Gentrification is marching down Third Street, past the Giants’ renamed Oracle Park, past the new Chase Stadium for the Warriors, past the formerly industrial and working class Dogpatch, following Muni’s T Line all the way to Visitacion Valley. Even the Black-owned Bryant Mortuary has gone out of business.

San Francisco’s young and new Black mayor, London Breed, is probably the City’s last chance to reverse this trend, if there is a chance. We will see what she can do. But it is too late for Mark, for Jimmy and for Billy. They are gone, and it ain’t Black folks who have taken their place.

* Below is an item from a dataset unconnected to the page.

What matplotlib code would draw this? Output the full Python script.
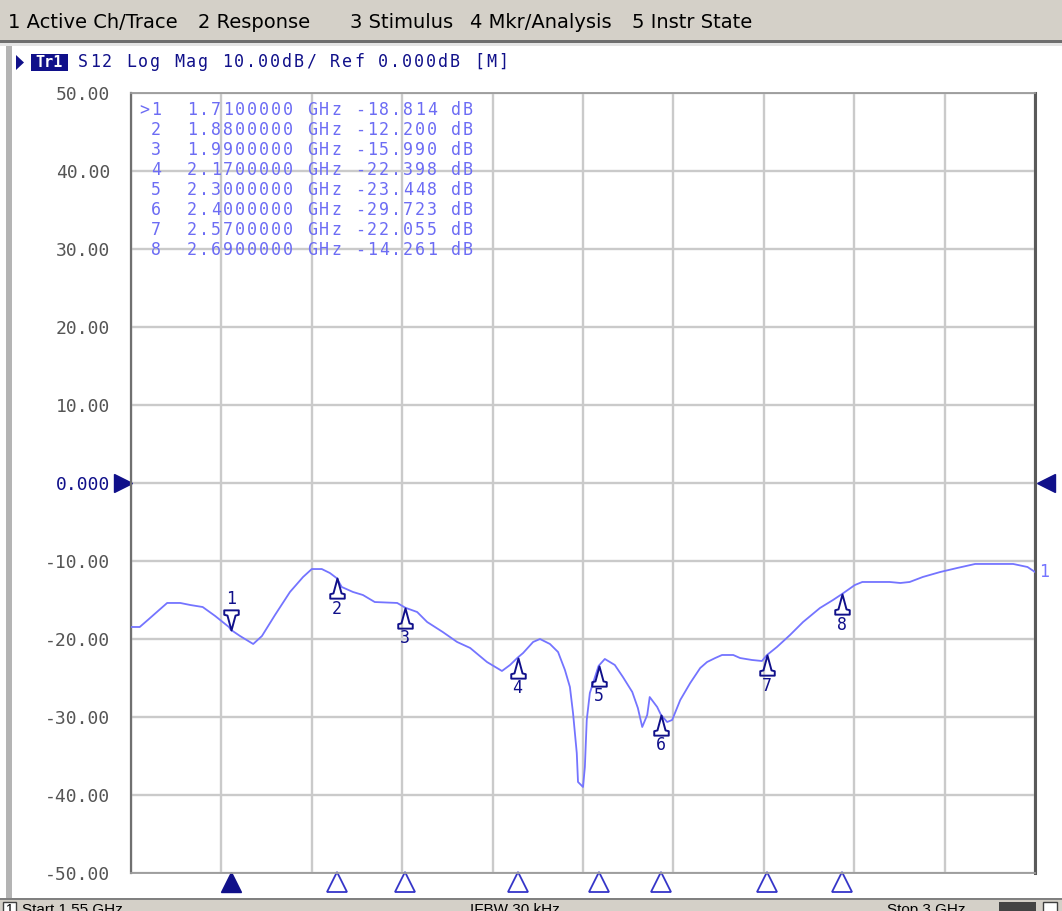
# S12 Log Mag trace, network analyzer screen
import numpy as np
import matplotlib.pyplot as plt
from matplotlib.patches import Rectangle, Polygon
from matplotlib.path import Path
import matplotlib.transforms as mtransforms

# ---- data ----
freq_ghz = [1.550, 1.564, 1.577, 1.597, 1.608, 1.629, 1.645, 1.665, 1.685, 1.707,
            1.710, 1.725, 1.746, 1.760, 1.781, 1.805, 1.826, 1.840, 1.856, 1.869,
            1.880, 1.888, 1.906, 1.922, 1.941, 1.977, 1.990, 2.009, 2.025, 2.050,
            2.073, 2.094, 2.121, 2.145, 2.158, 2.170, 2.179, 2.195, 2.206, 2.222,
            2.235, 2.246, 2.254, 2.259, 2.265, 2.267, 2.275, 2.278, 2.281, 2.286,
            2.300, 2.310, 2.326, 2.339, 2.354, 2.363, 2.370, 2.378, 2.382, 2.394,
            2.400, 2.410, 2.418, 2.431, 2.447, 2.463, 2.474, 2.487, 2.498, 2.516,
            2.527, 2.546, 2.562, 2.570, 2.586, 2.607, 2.628, 2.655, 2.676, 2.690,
            2.711, 2.723, 2.767, 2.784, 2.799, 2.820, 2.848, 2.875, 2.904, 2.965,
            2.988, 3.000]
s12_db = [-18.46, -18.46, -17.56, -16.15, -15.38, -15.38, -15.64, -15.90, -17.05, -18.46,
          -18.81, -19.62, -20.64, -19.62, -16.92, -13.97, -12.05, -11.03, -11.03, -11.54,
          -12.20, -13.33, -13.97, -14.36, -15.26, -15.38, -15.99, -16.54, -17.82, -19.10,
          -20.38, -21.15, -22.95, -24.10, -23.33, -22.40, -21.79, -20.38, -20.00, -20.64,
          -21.67, -23.97, -26.15, -29.49, -34.62, -38.33, -38.97, -36.41, -30.38, -26.92,
          -23.45, -22.56, -23.33, -24.87, -26.79, -28.85, -31.28, -29.74, -27.44, -28.72,
          -29.72, -30.64, -30.38, -27.82, -25.64, -23.72, -22.95, -22.44, -22.05, -22.05,
          -22.44, -22.69, -22.82, -22.06, -21.03, -19.49, -17.82, -16.03, -15.00, -14.26,
          -13.08, -12.69, -12.69, -12.82, -12.69, -12.05, -11.41, -10.90, -10.38, -10.38,
          -10.77, -11.41]

marker_no = [1, 2, 3, 4, 5, 6, 7, 8]
marker_freq = [1.71, 1.88, 1.99, 2.17, 2.30, 2.40, 2.57, 2.69]
marker_db = [-18.814, -12.200, -15.990, -22.398, -23.448, -29.723, -22.055, -14.261]

y_ticks = [-50, -40, -30, -20, -10, 0, 10, 20, 30, 40, 50]
y_tick_labels = ['-50.00', '-40.00', '-30.00', '-20.00', '-10.00', '0.000',
                 '10.00', '20.00', '30.00', '40.00', '50.00']
menu_items = ['1 Active Ch/Trace', '2 Response', '3 Stimulus', '4 Mkr/Analysis', '5 Instr State']
title_text = 'S12 Log Mag 10.00dB/ Ref 0.000dB [M]'

# ---- colours ----
TRACE = '#7474ff'
NAVY = '#10108a'
LIST_C = '#6c6cf4'
GRID = '#cacaca'
WIN = '#d4d0c8'

W, H = 1062, 911


def fx(x):
    return x / W


def fy(y):
    return 1 - y / H


fig = plt.figure(figsize=(W / 100, H / 100), dpi=100)
fig.patch.set_facecolor('white')


def mono_text(x, y, s, color, pitch=12, size=12, **kw):
    # fixed pitch text like the instrument font
    for i, ch in enumerate(s):
        if ch != ' ':
            fig.text(fx(x + i * pitch + pitch / 2), fy(y), ch, ha='center', va='center',
                     color=color, fontsize=size, family='DejaVu Sans Mono', **kw)


def rect(x0, y0, x1, y1, **kw):
    fig.add_artist(Rectangle((fx(x0), fy(y1)), (x1 - x0) / W, (y1 - y0) / H,
                             transform=fig.transFigure, **kw))


# ---- window chrome ----
rect(0, 0, W, 40, facecolor=WIN, edgecolor='none')
rect(0, 40, W, 43, facecolor='#6e6e6e', edgecolor='none')
rect(0, 43, W, 46, facecolor='#e4e4e4', edgecolor='none')
rect(6, 46, 12, 899, facecolor='#b4b4b4', edgecolor='none')
rect(0, 899, W, H, facecolor=WIN, edgecolor='none')
rect(0, 898, W, 900, facecolor='#808080', edgecolor='none')

menu_x = [8, 198, 350, 470, 632]
for mx, item in zip(menu_x, menu_items):
    fig.text(fx(mx), fy(22), item, ha='left', va='center', fontsize=14,
             family='DejaVu Sans', color='black')

# status bar (cut off at bottom, as on the screen)
rect(3, 902, 16, 913, facecolor='white', edgecolor='#404040', lw=1)
fig.text(fx(6), fy(903), '1', ha='left', va='top', fontsize=10, family='Liberation Sans')
fig.text(fx(22), fy(903), 'Start 1.55 GHz', ha='left', va='top', fontsize=11, family='Liberation Sans')
fig.text(fx(470), fy(903), 'IFBW 30 kHz', ha='left', va='top', fontsize=11, family='Liberation Sans')
fig.text(fx(887), fy(903), 'Stop 3 GHz', ha='left', va='top', fontsize=11, family='Liberation Sans')
rect(999, 902, 1036, 913, facecolor='#444444', edgecolor='none')
rect(1043, 902, 1057, 913, facecolor='white', edgecolor='#404040', lw=1)

# title line
fig.add_artist(Polygon([[fx(16), fy(55)], [fx(16), fy(70)], [fx(24), fy(62.5)]],
                       closed=True, transform=fig.transFigure, facecolor=NAVY, edgecolor='none'))
rect(31, 54, 68, 71, facecolor=NAVY, edgecolor='none')
fig.text(fx(49.5), fy(62.5), 'Tr1', ha='center', va='center', color='white', fontsize=11,
         family='DejaVu Sans Mono', fontweight='bold')
mono_text(77, 62, title_text, NAVY, pitch=12, size=12)

# ---- plot area ----
ax = fig.add_axes([fx(131), fy(873), (1035 - 131) / W, (873 - 93) / H])
ax.set_xlim(1.55, 3.0)
ax.set_ylim(-50, 50)
ax.set_xticks(np.linspace(1.55, 3.0, 11))
ax.set_xticklabels([])
ax.set_yticks(y_ticks)
ax.set_yticklabels(y_tick_labels, family='DejaVu Sans Mono', fontsize=13, color='#555555')
ax.get_yticklabels()[5].set_color(NAVY)
ax.tick_params(length=0, pad=15)
ax.grid(True, color=GRID, linewidth=1.7)
ax.set_axisbelow(True)
for side in ['top', 'bottom']:
    ax.spines[side].set_color('#9a9a9a')
    ax.spines[side].set_linewidth(1.3)
ax.spines['left'].set_color('#707070')
ax.spines['left'].set_linewidth(1.6)
ax.spines['right'].set_color('#5a5a5a')
ax.spines['right'].set_linewidth(2.2)

ax.plot(freq_ghz, s12_db, color=TRACE, linewidth=1.3, zorder=3)

# reference level arrows
ref_tr = mtransforms.blended_transform_factory(ax.transAxes, ax.transData)
ax.plot([-0.0088], [0], marker='>', ms=13, color=NAVY, transform=ref_tr, clip_on=False)
ax.plot([1.012], [0], marker='<', ms=13, color=NAVY, transform=ref_tr, clip_on=False)

# trace number at right end
ax.annotate('1', xy=(freq_ghz[-1], s12_db[-1]), xytext=(3, 0), textcoords='offset points',
            ha='left', va='center', color=TRACE, fontsize=12, family='DejaVu Sans Mono',
            annotation_clip=False)

# marker symbols
up_path = Path([(0, 0), (-0.2, -0.74), (-0.36, -0.78), (-0.36, -1.0), (0.36, -1.0),
                (0.36, -0.78), (0.2, -0.74), (0, 0)], closed=True)
down_path = Path([(0, 0), (-0.2, 0.74), (-0.36, 0.78), (-0.36, 1.0), (0.36, 1.0),
                  (0.36, 0.78), (0.2, 0.74), (0, 0)], closed=True)
for n, f, d in zip(marker_no, marker_freq, marker_db):
    if n == 1:
        ax.plot(f, d, marker=down_path, ms=29, mfc='none', mec=NAVY, mew=1.4, zorder=4)
        ax.annotate(str(n), xy=(f, d), xytext=(0, 22), textcoords='offset points',
                    ha='center', va='center', color=NAVY, fontsize=12, family='DejaVu Sans Mono')
    else:
        ax.plot(f, d, marker=up_path, ms=29, mfc='none', mec=NAVY, mew=1.4, zorder=4)
        ax.annotate(str(n), xy=(f, d), xytext=(0, -22), textcoords='offset points',
                    ha='center', va='center', color=NAVY, fontsize=12, family='DejaVu Sans Mono')

# marker position triangles under the grid
bot_tr = mtransforms.blended_transform_factory(ax.transData, ax.transAxes)
for n, f in zip(marker_no, marker_freq):
    if n == 1:
        ax.plot([f], [-0.0115], marker='^', ms=15, mfc=NAVY, mec=NAVY, transform=bot_tr, clip_on=False)
    else:
        ax.plot([f], [-0.0115], marker='^', ms=15, mfc='white', mec='#3535c8', mew=1.3,
                transform=bot_tr, clip_on=False)

# marker list
for i, (n, f, d) in enumerate(zip(marker_no, marker_freq, marker_db)):
    line = '%s%d  %.7f GHz %.3f dB' % ('>' if n == 1 else ' ', n, f, d)
    mono_text(138, 110 + 20 * i, line, LIST_C, pitch=12, size=12)

fig.savefig('out.png', dpi=100, facecolor=fig.get_facecolor())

One of the sad parts of growing old is watching your friends die. Are there any villains in this story? Maybe so, maybe not. At root, however, this is just a story about how the system we live in works, putting profit and greed before people.

There is a hand-written sticker on my front door that was handed to me in passing one day. It reads, “The system is utterly rotten. It must be OVERTHROWN. Ripped Up. Thrown Out.” Those words seem truer with every passing day.